Senão, vejamos: O nível de solidez do banco ("core tier 1") está nos 10,4%, o mais frágil entre os grandes bancos, que apresentam rácios à volta dos 12% e que no caso do BPI e Santander Totta chegam mesmo aos 15%.

Na limpeza dos balanços, o BES é o banco mais atrasado. As imparidades para cobrir créditos que ficam por pagar ou a desvalorização de imóveis no balanço continuam a crescer (+42% nos primeiros nove meses), quando a maior parte dos rivais já está noutra fase desse processo, depois de fortes aumentos de provisões no passado. Nomeadamente, a Caixa, que diminuiu este indicador em 36%, ou o BPI, em 24%.

E nos resultados líquidos, o BES não resistiu e caiu este ano para prejuízos de 381 milhões de euros quando os outros já estão a diminuir perdas (BCP, por exemplo, apesar da maior dimensão) ou a continuar delicadamente em terreno positivo (BPI e Totta).

O BES tentou tudo para travar a entrada do Estado, mas ao ir por aí prescindiu de uma arma eficaz na limpeza dos efeitos da crise: o envelope de 12 mil milhões de euros disponibilizados pela troika para isso mesmo.

E agora entra-se precisamente na fase mais importante dessa estratégia, quando o Banco de Portugal está apertar o cerco para garantir a transição para as regras europeias, quando a carteira de imóveis devolvidos pelos clientes está sob pressão da desvalorização do mercado, e numa altura em que o BCE intensifica a vigilância antes de assumir a supervisão decorrente da união bancária.

O BES arriscava-se a ficar sozinho no quartinho dos bancos descapitalizados, só à conta da estratégia de alto risco seguida para superar a crise.

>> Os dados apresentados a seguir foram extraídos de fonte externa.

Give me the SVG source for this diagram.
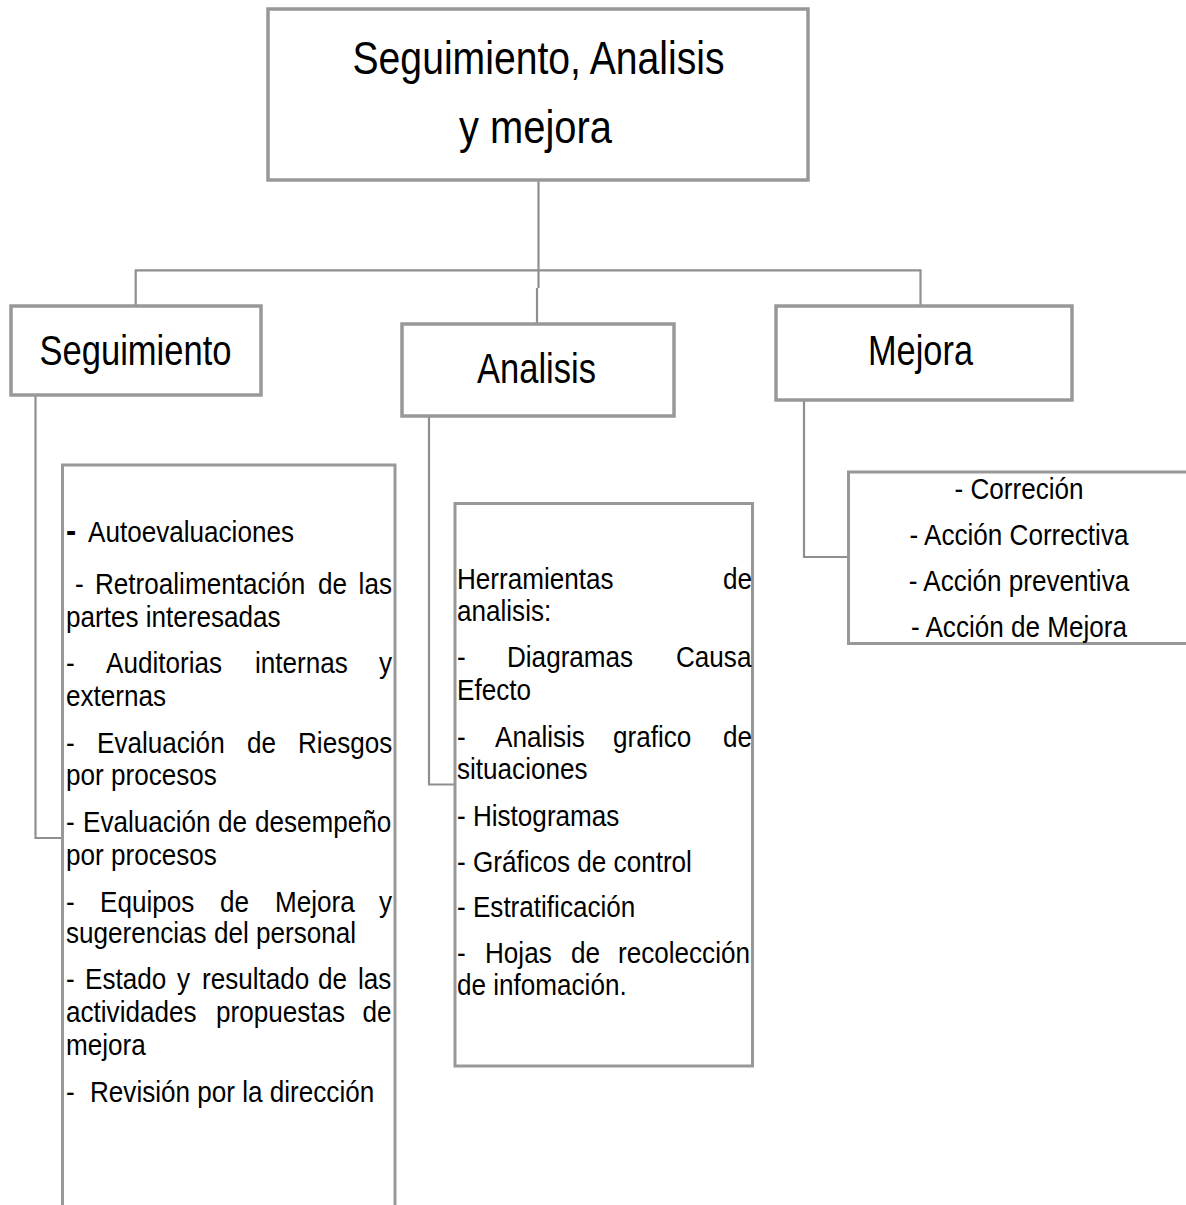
<svg xmlns="http://www.w3.org/2000/svg" width="1186" height="1205" viewBox="0 0 1186 1205">
<style>
.box{fill:#ffffff;stroke:#989898;stroke-width:3.5}
.lbox{fill:#ffffff;stroke:#989898;stroke-width:3}
.conn{fill:none;stroke:#8f8f8f;stroke-width:2.2}
.t{font-family:"Liberation Sans",Arial,sans-serif;fill:#000000}
.title{font-size:46px}
.lab{font-size:42px}
.li{font-size:29px}
.mid{text-anchor:middle}
</style>
<rect width="1186" height="1205" fill="#ffffff"/>
<g id="connectors">
<path class="conn" d="M538.5,181 V288 M537,288 V323"/>
<path class="conn" d="M135.7,305 V270.3 H920.5 V305"/>
<path class="conn" d="M35.5,396 V838 H62"/>
<path class="conn" d="M429,417 V784.5 H455"/>
<path class="conn" d="M804,401 V557 H848"/>
</g>
<g id="node-root">
<rect class="box" x="268" y="9" width="540" height="171"/>
<text class="t title" x="352.5" y="74" textLength="372" lengthAdjust="spacingAndGlyphs">Seguimiento, Analisis</text>
<text class="t title" x="459" y="143" textLength="153" lengthAdjust="spacingAndGlyphs">y mejora</text>
</g>
<g id="node-seguimiento">
<rect class="box" x="11" y="306" width="250" height="89"/>
<text class="t lab" x="39.5" y="365" textLength="192" lengthAdjust="spacingAndGlyphs">Seguimiento</text>
</g>
<g id="node-analisis">
<rect class="box" x="402" y="324" width="272" height="92"/>
<text class="t lab" x="477" y="383" textLength="119" lengthAdjust="spacingAndGlyphs">Analisis</text>
</g>
<g id="node-mejora">
<rect class="box" x="776" y="306" width="296" height="94"/>
<text class="t lab" x="868" y="365" textLength="105" lengthAdjust="spacingAndGlyphs">Mejora</text>
</g>
<g id="node-seguimiento-list">
<rect class="lbox" x="62.5" y="465" width="332.5" height="800"/>
<g transform="scale(0.9 1)">
<text class="t" x="73.33" y="542" font-size="34" font-weight="bold">-</text>
<text class="t li" x="97.78" y="542">Autoevaluaciones</text>
<text class="t li" y="594"><tspan x="83.33">-</tspan><tspan x="105.56">Retroalimentación</tspan><tspan x="353.33">de</tspan><tspan x="398.44">las</tspan></text>
<text class="t li" x="73.33" y="627">partes interesadas</text>
<text class="t li" y="673"><tspan x="73.33">-</tspan><tspan x="117.78">Auditorias</tspan><tspan x="283.33">internas</tspan><tspan x="421.11">y</tspan></text>
<text class="t li" x="73.33" y="706">externas</text>
<text class="t li" y="753"><tspan x="73.33">-</tspan><tspan x="107.78">Evaluación</tspan><tspan x="274.44">de</tspan><tspan x="331.11">Riesgos</tspan></text>
<text class="t li" x="73.33" y="785">por procesos</text>
<text class="t li" y="832"><tspan x="73.33">-</tspan><tspan x="92.22">Evaluación</tspan><tspan x="242.22">de</tspan><tspan x="283.33">desempeño</tspan></text>
<text class="t li" x="73.33" y="865">por procesos</text>
<text class="t li" y="912"><tspan x="73.33">-</tspan><tspan x="111.11">Equipos</tspan><tspan x="244.44">de</tspan><tspan x="305.56">Mejora</tspan><tspan x="421.11">y</tspan></text>
<text class="t li" x="73.33" y="943">sugerencias del personal</text>
<text class="t li" y="989"><tspan x="73.33">-</tspan><tspan x="94.44">Estado</tspan><tspan x="196.67">y</tspan><tspan x="224.44">resultado</tspan><tspan x="353.33">de</tspan><tspan x="397.78">las</tspan></text>
<text class="t li" y="1022"><tspan x="73.33">actividades</tspan><tspan x="240">propuestas</tspan><tspan x="402.78">de</tspan></text>
<text class="t li" x="73.33" y="1055">mejora</text>
<text class="t li" y="1102"><tspan x="73.33">-</tspan><tspan x="100">Revisión por la dirección</tspan></text>
</g>
</g>
<g id="node-analisis-list">
<rect class="lbox" x="455" y="503.5" width="297.5" height="562.5"/>
<g transform="scale(0.9 1)">
<text class="t li" y="589"><tspan x="507.78">Herramientas</tspan><tspan x="803.33">de</tspan></text>
<text class="t li" x="507.78" y="621">analisis:</text>
<text class="t li" y="667"><tspan x="507.78">-</tspan><tspan x="563.33">Diagramas</tspan><tspan x="751.11">Causa</tspan></text>
<text class="t li" x="507.78" y="700">Efecto</text>
<text class="t li" y="747"><tspan x="507.78">-</tspan><tspan x="550">Analisis</tspan><tspan x="681.11">grafico</tspan><tspan x="803.33">de</tspan></text>
<text class="t li" x="507.78" y="779">situaciones</text>
<text class="t li" x="507.78" y="826">- Histogramas</text>
<text class="t li" x="507.78" y="872">- Gráficos de control</text>
<text class="t li" x="507.78" y="917">- Estratificación</text>
<text class="t li" y="963"><tspan x="507.78">-</tspan><tspan x="538.89">Hojas</tspan><tspan x="634.44">de</tspan><tspan x="686.67">recolección</tspan></text>
<text class="t li" x="507.78" y="995">de infomación.</text>
</g>
</g>
<g id="node-mejora-list">
<rect class="lbox" x="848.5" y="472" width="345" height="171.5"/>
<g transform="scale(0.9 1)">
<text class="t li mid" x="1132.22" y="499">- Correción</text>
<text class="t li mid" x="1132.22" y="545">- Acción Correctiva</text>
<text class="t li mid" x="1132.22" y="591">- Acción preventiva</text>
<text class="t li mid" x="1132.22" y="637">- Acción de Mejora</text>
</g>
</g>
</svg>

Mas, se ainda por cima, tiver de lidar com a descredibilização externa devido a zangas familiares (independentemente da legitimidade das motivações, o caso dá ao BES uma imagem de "negócio familiar" que sempre conseguiu evitar), aumenta consideravelmente a probabilidade de Ricciardi e Salgado terem de explicar os seus planos de sucessão não só aos outros membros da família, mas também aos representantes nomeados pela ministra das Finanças, como já acontece no BCP, BPI e Banif.